L’insegnamento del libro Ecclesiastico o Siracide è semplice, basato sull’esperienza, e ci mette sulla soglia del regno dei cieli, in uno stato sempre crescente di unione con Dio.
Come normalmente si dice, il perdono non è qualcosa di umano, ma di divino. Per questo motivo devo ricorrere all’orazione se realmente mi propongo di imitare Cristo e vivere una vita piena, ispirata dallo Spirito. Una ed un’altra volta devo supplicare di avere la forza per perdonare, perché non mancheranno in te ed in me, in qualunque persona, tratti di vittimismo, di essere convinti che siamo innocenti, che soffriamo aggressioni costanti da quasi tutto il mondo.
Alcuni psicologi hanno identificato questo vittimismo con una forma di narcisismo di chi cerca così di manipolare gli altri ed abusare di loro. Essere coscienti di questo è importante per aiutare ed accompagnare le anime nel loro cammino spirituale, perché chi insiste nel proclamare la sua condizione di vittima si lamenterà che “nessuno comprende, né dà valore alle sue proposte”, “è sempre frainteso e nessuno lo ascolta”. Così arrivano a credersi moralmente superiori e… e non ricordano mai di avere offeso qualcuno.
Infine, troveranno una forma di vendetta, più o meno diretta, con azioni o diffamazioni, ma sempre causando un dolore come quello che provocò il servo spietato della parabola che aveva privato il suo debitore dell’allegria di vivere.
Il Sacramento della Riconciliazione ci rende più coscienti del male che abbiamo fatto e anche della grazia che riceviamo attraverso il perdono e l’assoluzione. Il semplice fatto di chiedere perdono, anche se per un errore piccolo ed insignificante, ci unisce al prossimo e a Dio.

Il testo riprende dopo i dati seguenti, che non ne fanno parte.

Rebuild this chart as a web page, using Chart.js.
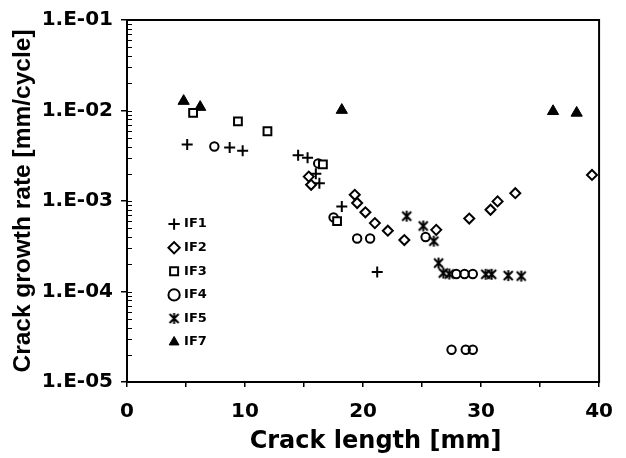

Questo spiega perché la Seconda Lettura, nella sua brevità, ci dà un principio che dobbiamo ricordare ogni giorno: Se viviamo, viviamo per il Signore, e se moriamo, moriamo per il Signore. Al di là di un’avvertenza morale, San Paolo ci conferma che niente può saziarci, né l’avere ragione, né vedere qualche frutto del nostro sforzo, né la gratitudine, né qualunque tipo di applauso. Ci darà pace solo la coscienza crescente che, finendo la giornata, possiamo dire: Padre, non so se ci sono riuscito, ma ho voluto donarti ogni istante di questo giorno.